State v. Lord

29 A. 556 | N.H. | 1891

Proof that the liquor which the defendant is charged with selling was manufactured in this state and was sold by him as charged, or bad been brought into this state and was sold by him after it had become intermingled with the other property in the state, would be sufficient to sustain the indictment. The defendant has furnished no brief, nor asked to be heard orally. We are left to conjecture his reasons for claiming that the statute under which the indictment was found is unconstitutional, and we assume that he relies upon the authority of Leisy v. Hardin,135 U.S. 100.

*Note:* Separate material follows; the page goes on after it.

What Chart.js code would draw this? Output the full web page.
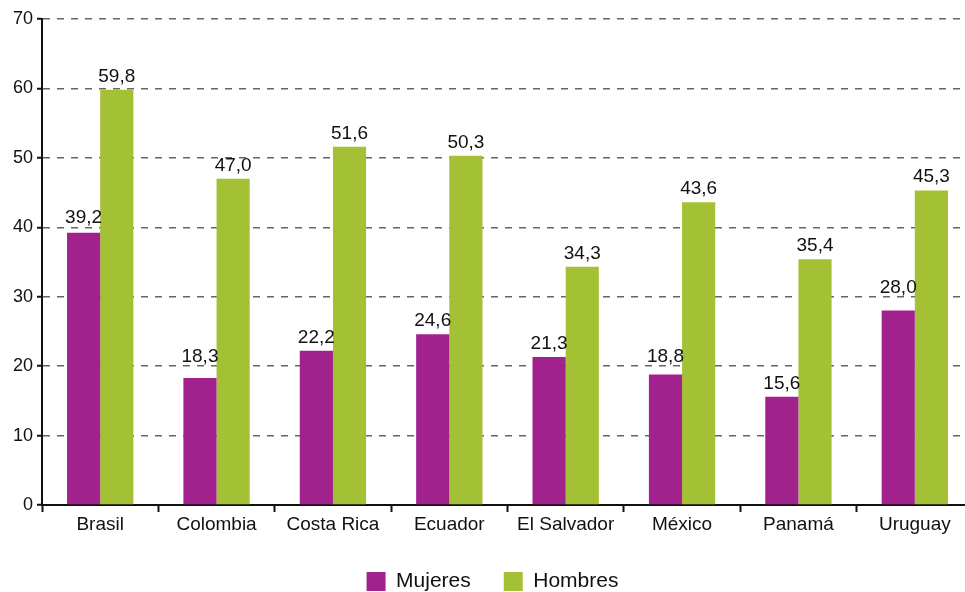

In Pierce v. The State, 13 N.H. 536, the statute of July 4, 1838, prohibiting the sale of spirituous liquors without a license, was held to be a constitutional exercise of the powers possessed by the legislature, and that it was no defence to an indictment founded upon the statute that the liquor sold was purchased by the respondents in another state, brought into this state, and sold in the same condition in which they purchased it. On a writ of error from the supreme court of the United States, the constitutionality of that statute was affirmed (Peirce v. New Hampshire, 5 How. 504), and that case has recently been overruled. Leisy v. Hardin, supra. So far as the result in the last named case was to render ineffectual our statute prohibiting the sale of spirituous liquor in the original packages in which it is brought into the state (G. L., c. 109, s. 13), that result has been obviated by the statute known as the "Wilson bill," enacted by congress August *480 8, 1890, giving authority to the several states to regulate and prohibit the sale of spirituous liquors within their respective limits. 26 U.S. Stat. 313, c. 728.

The decision in Leisy v. Hardin "was far from holding that the statutes in question [prohibiting and regulating the sale of intoxicating liquors] were absolutely void, in whole or in part, and as if they had never been enacted. On the contrary, the decision did not annul the law, but limited its operation to property strictly within the jurisdiction of the state." In enacting the Wilson bill "congress did not use terms of permission to the state to act, but simply removed an impediment to the enforcement of the state laws in respect to imported packages in their original condition, created by the absence of a specific utterance on its part. It imparted no power to the state not then possessed, but allowed imported property to fall at once upon arrival within the local jurisdiction." The act of congress "in terms removed the obstacle [to the operation of the state law upon imported liquors], and we perceive no adequate ground for adjudging that a reenactment of the state law was required before it could have the effect upon imported which it had always had upon domestic property." In re Rahrer, 140 U.S. 545, 563-565; — and see Commonwealth v. Gagne,153 Mass. 205; Commonwealth v. Calhane, 154 Mass. 115; Carstairs v. O'Donnell, 154 Mass. 357.

Exception overruled.

CARPENTER, J., did not sit: the others concurred.